Unfortunately they ended up canning the greenlet support because theirs were slower than kernel threads which in turn demonstrates someone didn’t understand how to get a language compiler to generate stackless coroutines effectively (not surprising, the number of engineers wired the right way is not many in this world, but see http://www.reddit.com/r/rust/comments/2l0a4b/do_rust_web_servers_use_libuv_through_libgreen_or/ for more detail).
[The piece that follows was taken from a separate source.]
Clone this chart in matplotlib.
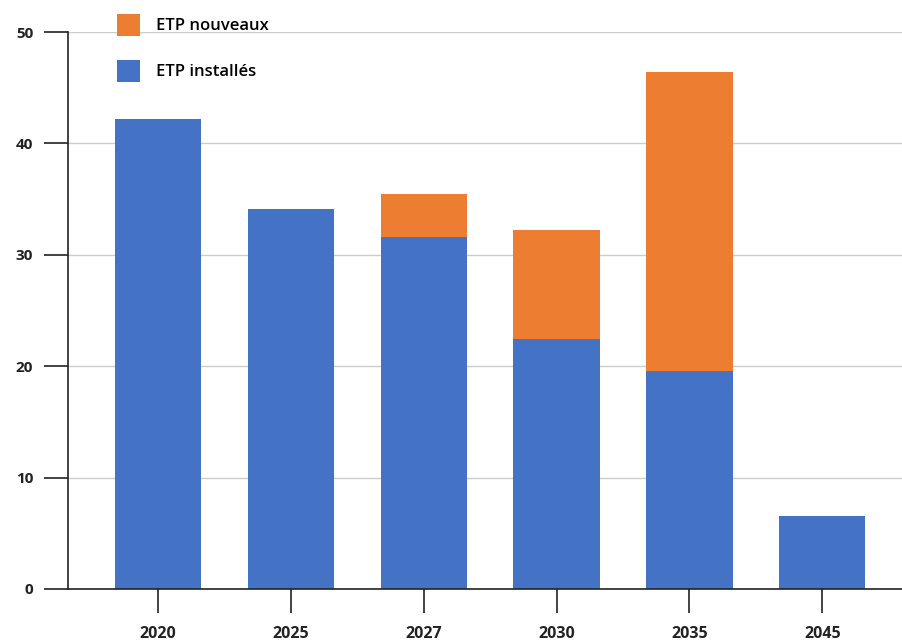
import matplotlib.pyplot as plt
from matplotlib.patches import Patch

years = ['2020', '2025', '2027', '2030', '2035', '2045']
installes = [42.2, 34.1, 31.6, 22.4, 19.6, 6.55]
nouveaux = [0, 0, 3.9, 9.8, 26.8, 0]

blue = '#4472C4'
orange = '#ED7D31'

plt.rcParams['font.family'] = ['Open Sans', 'DejaVu Sans']

fig = plt.figure(figsize=(9.02, 6.41), dpi=100)
ax = fig.add_axes([68 / 902, 52 / 641, 1 - 68 / 902, 557 / 641])

x = range(len(years))
ax.bar(x, installes, width=0.65, color=blue, zorder=2)
ax.bar(x, nouveaux, width=0.65, bottom=installes, color=orange, zorder=2)

ax.set_xlim(-0.677, 5.6)
ax.set_ylim(0, 50)
ax.set_xticks(list(x))
ax.set_xticklabels(years, fontweight='bold', fontsize=11.5, color='#222222')
ax.set_yticks([0, 10, 20, 30, 40, 50])
ax.set_yticklabels(['0', '10', '20', '30', '40', '50'], fontweight='bold',
                   fontsize=11, color='#222222')
ax.tick_params(axis='y', length=17, width=1.2, pad=8, color='#222222')
ax.tick_params(axis='x', length=17, width=1.2, pad=10, color='#222222')

ax.grid(axis='y', color='#cccccc', linewidth=1, zorder=0)
ax.spines['top'].set_visible(False)
ax.spines['right'].set_visible(False)
for side in ['left', 'bottom']:
    ax.spines[side].set_linewidth(1.2)
    ax.spines[side].set_color('#222222')

handles = [Patch(facecolor=orange, label='ETP nouveaux'),
           Patch(facecolor=blue, label='ETP installés')]
fig.legend(handles=handles, loc='upper left',
           bbox_to_anchor=(117 / 902, 1 - 14 / 641), frameon=False,
           prop={'size': 12, 'weight': 'semibold'},
           handlelength=1.38, handleheight=1.65,
           handletextpad=0.95, labelspacing=1.42, borderpad=0,
           borderaxespad=0)

fig.savefig('out.png', dpi=100)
And they canned the async i/o because libuv is “slow” (which it is only because it is single threaded only, plus forces a malloc + free per async operation as the buffers must last until completion occurs, plus it enforces a penalty over synchronous i/o see http://blog.kazuhooku.com/2014/09/the-reasons-why-i-stopped-using-libuv.html), which was a real shame - they should have taken the opportunity to replace libuv with something better (hint: ASIO + AFIO, and yes I know they are both C++, but Rust could do with much better C++ interop than the presently none it currently has) instead of canning always-async-everything in what could have been an amazing step up from C++ with most of the benefits of Erlang without the disadvantages of Erlang.

A huge missed opportunity I think, and sadly it looks like the ship has sailed on those decisions :(, and both untick pretty major boxes for some people including me. As it is a personal goal of mine to see AFIO become the asynchronous filesystem and file i/o implementation entering the C++ standard library to complement ASIO as the C++ Networking library entering in C++ 17, I can’t complain too much I suppose, it’s just it renders Rust as less likely to make C++ obsolete/encourage C++ to up its game.

Obviously with just 20 hours of experience the above is my opinion only and potentially wrong and misinformed, plus after a few weeks of more experience I may realise many flaws in Rust not realised yet (this usually is the case). Maybe I'll post here again on that.